Key Exchange

Key exchange, also known as key establishment, is a process where two parties establish a shared secret key that can be used to encrypt and decrypt messages between them. This key ensures secure communication, preventing eavesdropping and tampering by third parties. There are various key exchange protocols and algorithms to choose from, and in this section, we will go over some of the most important ones.

Symmetric vs Asymmetric Encryption

Before diving into key exchange methods, let’s briefly differentiate between symmetric and asymmetric encryption:

• Symmetric encryption uses the same key for encryption and decryption. Examples include the Advanced Encryption Standard (AES) and Triple Data Encryption Algorithm (3DES). The main challenge in symmetric encryption is securely sharing the key between the involved parties.

• Asymmetric encryption, also known as public-key cryptography, uses two different keys - a private key and a public key. The private key is kept secret, while the public key is shared freely. You can encrypt a message using the recipient’s public key, and only the corresponding private key can decrypt it. Examples of asymmetric encryption algorithms include RSA and Elliptic Curve Cryptography (ECC).

Diffie-Hellman Key Exchange

Diffie-Hellman (DH) is a cryptographic protocol that enables two parties to agree on a shared secret key without prior knowledge of each other. The key exchange happens over a public channel and is based on the mathematical properties of modular arithmetic and exponentiation.

Here’s an outline of how the DH protocol works:

• Both parties agree on a large prime number, p, and a base, g, which are publicly known and can be used by all users in the network.
• Each party generates a private secret key: Alice generates a, and Bob generates b. These keys should remain confidential.
• They compute public values: Alice calculates A = g^a mod p, and Bob calculates B = g^b mod p. Both A and B are sent over the public channel.
• The shared secret key is calculated using public values: Alice computes s = B^a mod p, and Bob computes s = A^b mod p. Both calculations result in the same value s, which can be used as the shared key for symmetric encryption.

The security of DH relies on the difficulty of the Discrete Logarithm Problem (DLP). However, DH is susceptible to man-in-the-middle (MITM) attacks, where an attacker can intercept the public key exchange process and provide their public keys instead.

Elliptic Curve Diffie-Hellman (ECDH)

Elliptic Curve Diffie-Hellman (ECDH) is a variant of the DH protocol that uses elliptic curve cryptography instead of modular arithmetic. ECDH provides similar security to DH but with shorter key lengths, which results in faster computations and reduced resource consumption.
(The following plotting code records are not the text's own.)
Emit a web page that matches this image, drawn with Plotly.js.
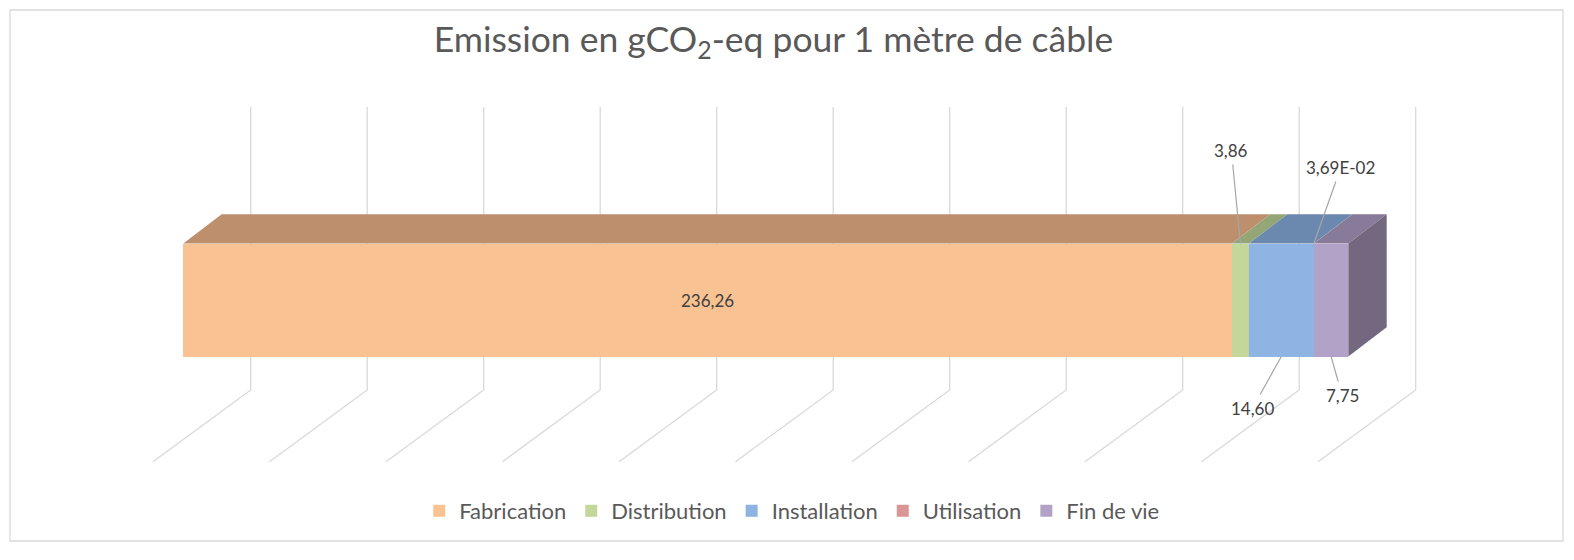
<!DOCTYPE html>
<html>
<head>
<meta charset="utf-8">
<script src="https://cdn.plot.ly/plotly-3.0.1.min.js"></script>
<style>
  html, body { margin: 0; padding: 0; background: #fff; }
  #chart { width: 1574px; height: 560px; }
</style>
</head>
<body>
<div id="chart"></div>
<script>
// data
var categories = ["Fabrication", "Distribution", "Installation", "Utilisation", "Fin de vie"];
var values = [236.26, 3.86, 14.60, 0.0369, 7.75];
var gridValues = [0, 26.25, 52.5, 78.75, 105, 131.25, 157.5, 183.75, 210, 236.25, 262.5];

// styles
var frontColors = ["#F9C292", "#C4D79B", "#8DB4E2", "#DA9694", "#B3A2C7"];
var topColors = ["#BD8F6C", "#94A576", "#6B89AE", "#A67170", "#887B99"];
var sideColor = "#736880";
var gridColor = "#D9D9D9";
var FONT = "Lato, 'Open Sans', sans-serif";

// fake 3d: depth of the bar, in axis units
var depthX = 8.65, depthY = 0.259;
// back wall / floor of the grid, in axis units
var wallDx = 15.19, wallTop = 1.708, floorBack = -0.796;
var floorDx = -6.83, floorFront = -1.431;

// label placement (which edge, pixel offset of text)
var labelEdge = [0, 0.5, -0.5, 0.5, -0.5];
var labelAx = [0, -9, -29, 27, 11];
var labelAy = [0, -93, 52, -76, 39];

function fmt(v) {
  if (v < 0.1) {
    var e = v.toExponential(2).split("e");
    var p = parseInt(e[1], 10);
    var ps = (p < 0 ? "-" : "+") + (Math.abs(p) < 10 ? "0" : "") + Math.abs(p);
    return e[0].replace(".", ",") + "E" + ps;
  }
  return v.toFixed(2).replace(".", ",");
}

var data = [];
var annotations = [];
var starts = [];
var acc = 0;
for (let i = 0; i < values.length; i++) {
  starts.push(acc);
  acc += values[i];
}
var total = acc;

// front faces (real stacked bars)
for (let i = 0; i < values.length; i++) {
  data.push({
    type: "bar",
    orientation: "h",
    name: categories[i],
    x: [values[i]],
    y: [0],
    width: 1,
    marker: {color: frontColors[i], line: {width: 0}},
    hoverinfo: "name+x"
  });
}

// top faces
for (let i = 0; i < values.length; i++) {
  var x0 = starts[i], x1 = starts[i] + values[i];
  data.push({
    type: "scatter",
    mode: "lines",
    x: [x0, x1, x1 + depthX, x0 + depthX, x0],
    y: [0.5, 0.5, 0.5 + depthY, 0.5 + depthY, 0.5],
    fill: "toself",
    fillcolor: topColors[i],
    line: {width: 0, color: topColors[i]},
    showlegend: false,
    hoverinfo: "skip"
  });
}

// right side face
data.push({
  type: "scatter",
  mode: "lines",
  x: [total, total + depthX, total + depthX, total, total],
  y: [-0.5, -0.5 + depthY, 0.5 + depthY, 0.5, -0.5],
  fill: "toself",
  fillcolor: sideColor,
  line: {width: 0, color: sideColor},
  showlegend: false,
  hoverinfo: "skip"
});

// value labels
for (let i = 0; i < values.length; i++) {
  var mid = starts[i] + values[i] / 2;
  if (i == 0) {
    annotations.push({
      x: mid, y: 0, xref: "x", yref: "y",
      text: fmt(values[i]), showarrow: false,
      font: {family: FONT, size: 17, color: "#404040"}
    });
  } else {
    annotations.push({
      x: mid, y: labelEdge[i], xref: "x", yref: "y",
      text: fmt(values[i]),
      showarrow: true, arrowhead: 0, arrowwidth: 1.2, arrowcolor: "#A6A6A6",
      ax: labelAx[i], ay: labelAy[i], standoff: 0, borderpad: 3,
      font: {family: FONT, size: 17, color: "#404040"}
    });
  }
}

// grid: back wall verticals + floor diagonals
var shapes = [];
for (let i = 0; i < gridValues.length; i++) {
  var v = gridValues[i];
  shapes.push({
    type: "path", xref: "x", yref: "y", layer: "below",
    path: "M" + (v + wallDx) + "," + wallTop +
          " L" + (v + wallDx) + "," + floorBack +
          " L" + (v + floorDx) + "," + floorFront,
    line: {color: gridColor, width: 1.3}
  });
}

// outer frame
shapes.push({
  type: "rect", xref: "paper", yref: "paper",
  x0: 10 / 1574, x1: 1563 / 1574, y0: 1 - 541 / 560, y1: 1 - 10 / 560,
  line: {color: gridColor, width: 1.3}
});

var layout = {
  width: 1574,
  height: 560,
  margin: {l: 0, r: 0, t: 0, b: 0},
  paper_bgcolor: "#fff",
  plot_bgcolor: "#fff",
  barmode: "stack",
  title: {
    text: "Emission en gCO<sub>2</sub>-eq pour 1 mètre de câble",
    x: 0.4914, xanchor: "center",
    y: 0.93, yanchor: "middle", yref: "container",
    font: {family: FONT, size: 35.5, color: "#595959"}
  },
  xaxis: {
    range: [-41.30, 313.36],
    showgrid: false, zeroline: false, showticklabels: false, showline: false,
    fixedrange: true
  },
  yaxis: {
    range: [-2.301, 2.655],
    showgrid: false, zeroline: false, showticklabels: false, showline: false,
    fixedrange: true
  },
  showlegend: true,
  legend: {
    orientation: "h",
    x: 0.503, xanchor: "center",
    y: 1 - 511 / 560, yanchor: "middle",
    font: {family: FONT, size: 22, color: "#595959"},
    traceorder: "normal",
    bgcolor: "rgba(0,0,0,0)"
  },
  annotations: annotations,
  shapes: shapes
};

Plotly.newPlot("chart", data, layout, {displayModeBar: false, staticPlot: true});
</script>
</body>
</html>
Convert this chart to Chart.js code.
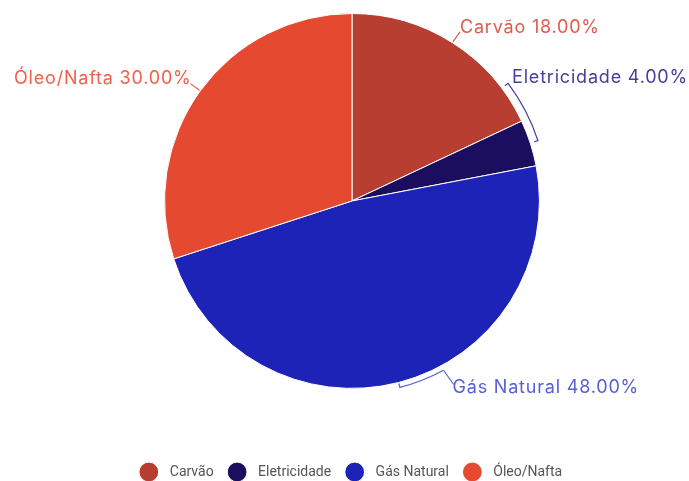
<!DOCTYPE html>
<html>
<head>
<meta charset="utf-8">
<script src="https://cdn.jsdelivr.net/npm/chart.js@4.4.1/dist/chart.umd.min.js"></script>
<style>
  html, body { margin: 0; padding: 0; background: #ffffff; }
  #wrap { width: 689px; height: 481px; }
</style>
</head>
<body>
<div id="wrap"><canvas id="c" width="689" height="481"></canvas></div>
<script>
const categories = ["Carvão", "Eletricidade", "Gás Natural", "Óleo/Nafta"];
const shares = [18, 4, 48, 30];
const sliceColors = ["#b83e31", "#1b0e5e", "#1e23b7", "#e5492f"];
const labelColors = ["#e05a50", "#453f9a", "#5760d6", "#f1604a"];

const labelPlugin = {
  id: 'outLabels',
  afterDatasetsDraw(chart) {
    const ctx = chart.ctx;
    const meta = chart.getDatasetMeta(0);
    ctx.save();
    ctx.font = '18px Inter, "Open Sans", sans-serif';
    if ('letterSpacing' in ctx) ctx.letterSpacing = '0.8px';
    ctx.textBaseline = 'alphabetic';
    ctx.lineWidth = 1.2;
    meta.data.forEach((arc, i) => {
      const cx = arc.x, cy = arc.y, r = arc.outerRadius;
      const mid = (arc.startAngle + arc.endAngle) / 2;
      const text = categories[i] + ' ' + shares[i].toFixed(2) + '%';
      const col = labelColors[i];
      ctx.strokeStyle = col;
      ctx.fillStyle = col;
      const pt = (ang, rad) => [cx + Math.cos(ang) * rad, cy + Math.sin(ang) * rad];
      if (i === 0) {
        const p = pt(mid, r + 1);
        const q = [p[0] + 7, p[1] - 10];
        ctx.beginPath(); ctx.moveTo(p[0], p[1]); ctx.lineTo(q[0], q[1]); ctx.stroke();
        ctx.textAlign = 'left';
        ctx.fillText(text, q[0], q[1] + 1);
      } else if (i === 3) {
        const p = pt(mid, r + 1);
        const q = [p[0] - 9, p[1] - 6.5];
        ctx.beginPath(); ctx.moveTo(p[0], p[1]); ctx.lineTo(q[0], q[1]); ctx.stroke();
        ctx.textAlign = 'right';
        ctx.fillText(text, q[0] + 1, q[1]);
      } else {
        const span = (i === 1 ? 19 : 14) * Math.PI / 180;
        const br = r + (i === 1 ? 8 : 5);
        const a0 = mid, a1 = mid - span;
        const h0 = pt(a0, br - 4), s0 = pt(a0, br), s1 = pt(a1, br), h1 = pt(a1, br - 4);
        ctx.beginPath();
        ctx.moveTo(h0[0], h0[1]);
        ctx.lineTo(s0[0], s0[1]);
        ctx.arc(cx, cy, br, a0, a1, true);
        if (i === 1) ctx.lineTo(h1[0], h1[1]);
        ctx.stroke();
        ctx.textAlign = 'left';
        if (i === 1) {
          ctx.fillText(text, s1[0] + 4, s1[1]);
        } else {
          const q = [s1[0] + 10, s1[1] + 14];
          ctx.beginPath(); ctx.moveTo(s1[0], s1[1]); ctx.lineTo(q[0], q[1]); ctx.stroke();
          ctx.fillText(text, q[0] - 1, q[1] + 9);
        }
      }
    });
    ctx.restore();
  }
};

new Chart(document.getElementById('c'), {
  type: 'pie',
  data: {
    labels: categories,
    datasets: [{
      data: shares,
      backgroundColor: sliceColors,
      borderColor: '#ffffff',
      borderWidth: 1
    }]
  },
  options: {
    responsive: false,
    animation: false,
    layout: { padding: { top: 13, left: 15, right: 0, bottom: -8 } },
    plugins: {
      tooltip: { enabled: false },
      legend: {
        position: 'bottom',
        title: { display: true, text: ' ', font: { size: 1 }, padding: { top: 58.4, bottom: 0 } },
        labels: {
          usePointStyle: true,
          pointStyle: 'circle',
          boxWidth: 14,
          boxHeight: 14,
          padding: 16.5,
          color: '#555555',
          font: { family: 'Roboto, sans-serif', size: 14 },
          generateLabels(chart) {
            const base = Chart.overrides.pie.plugins.legend.labels.generateLabels(chart);
            return base.map(item => Object.assign(item, { text: '  ' + item.text }));
          }
        }
      }
    }
  },
  plugins: [labelPlugin]
});
</script>
</body>
</html>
ECDH works similarly to the standard DH protocol, but with elliptic curve operations:

• Both parties agree on an elliptic curve and a base point G on the curve.
• Each party generates a private secret key: Alice generates a, and Bob generates b.
• They compute public values: Alice calculates the point A = aG, and Bob calculates the point B = bG. Both A and B are sent over the public channel.
• The shared secret key is calculated using public values: Alice computes s = aB, and Bob computes s = bA. These calculations result in the same point s, which can be used as the shared key for symmetric encryption.

Public-Key Infrastructure and Key Exchange

In practice, secure key exchange often involves the use of public-key infrastructure (PKI). A PKI system consists of a hierarchy of trusted authorities, known as Certificate Authorities (CAs), which issue and verify digital certificates. Certificates are used to authenticate public keys and their ownership, helping mitigate man-in-the-middle attacks.

During key exchange, parties exchange certificates to verify each other’s public keys. This process is often followed by a secure key exchange protocol like DH or ECDH to establish a shared secret key for symmetric encryption.

In conclusion, key exchange protocols play a crucial role in ensuring secure communication. Understanding the fundamentals of key exchange and its various mechanisms can greatly help in achieving robust cybersecurity.